My kids have had a take-it-or-leave-it attitude towards football for the last few years, but seem to have a real enthusiasm for it now. Perhaps inevitably, their favourite player is Kane. And I couldn’t be happier that this is the case.
This isn’t because I’m a lifelong Spurs fan and he’s one of our own. It’s not because he scores so many goals either. It’s down to the personal qualities he possesses.
This article on BBC Sport is a really good read. It features interviews with people who knew him from childhood right through to the present day. In short though, he seems to be an unassuming chap who never gives up.
Rejected by Arsenal as a kid, he refused to let it get the better of him.

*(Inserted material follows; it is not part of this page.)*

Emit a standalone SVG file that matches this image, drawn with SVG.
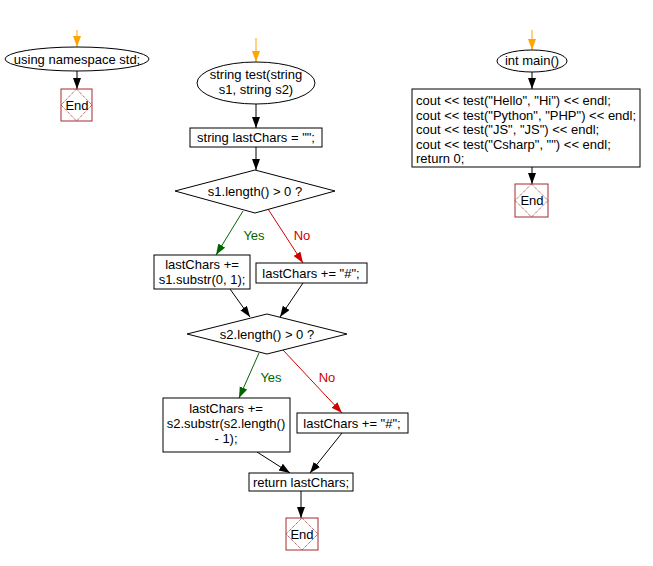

Through immense hard work and a willingness to learn his trade via loans in the lower leagues – a route that many a talented young pro has thought below them – he has ended up as England’s talisman.
Even when the press and rival fans branded him a one-season wonder after a slow start to his second full season at White Hart Lane, he let his football do the talking and proved the doubters wrong.
We’ve all seen kids imitating their footballing heroes. But witnessing Ronaldo’s sense of entitlement and Neymar’s gamesmanship in smaller scale is uncomfortable. Yes, they’re easily among the world’s most talented players but football is a team game. There should be no place for ego or feigning injury.
This is why Harry Kane is such a good role model for youngsters.
Yes, he’s driven to score as many goals as he can but this mustn’t be mistaken for greed. He’s someone who’s always looking to better himself and help better his team in the process.
Look how many times he drifted out wide to bring teammates into play against Colombia. Clearly not the behaviour of a glory-hungry prima donna.
Think about how often he tracked back to help in midfield and even defence.
And remember the composure he showed in the face of blatant cheating on Tuesday night. Colombia’s players did everything they could to delay his penalty. Similarly, he gets straight back up when fouled by opponents.
There’s no mock incredulity or writhing around in apparent agony when things don’t go his way. He just gets on with it.
We should all want our children to emulate the personal qualities behind these actions.
Harry Kane represents everything that’s good about football and, indeed, positive personality traits.
Whatever happens in the quarter-final and beyond, I think he has already cemented his place as a national hero. And I’m delighted that my children look up to him.
Who are your kids’ heroes and what do you think of them?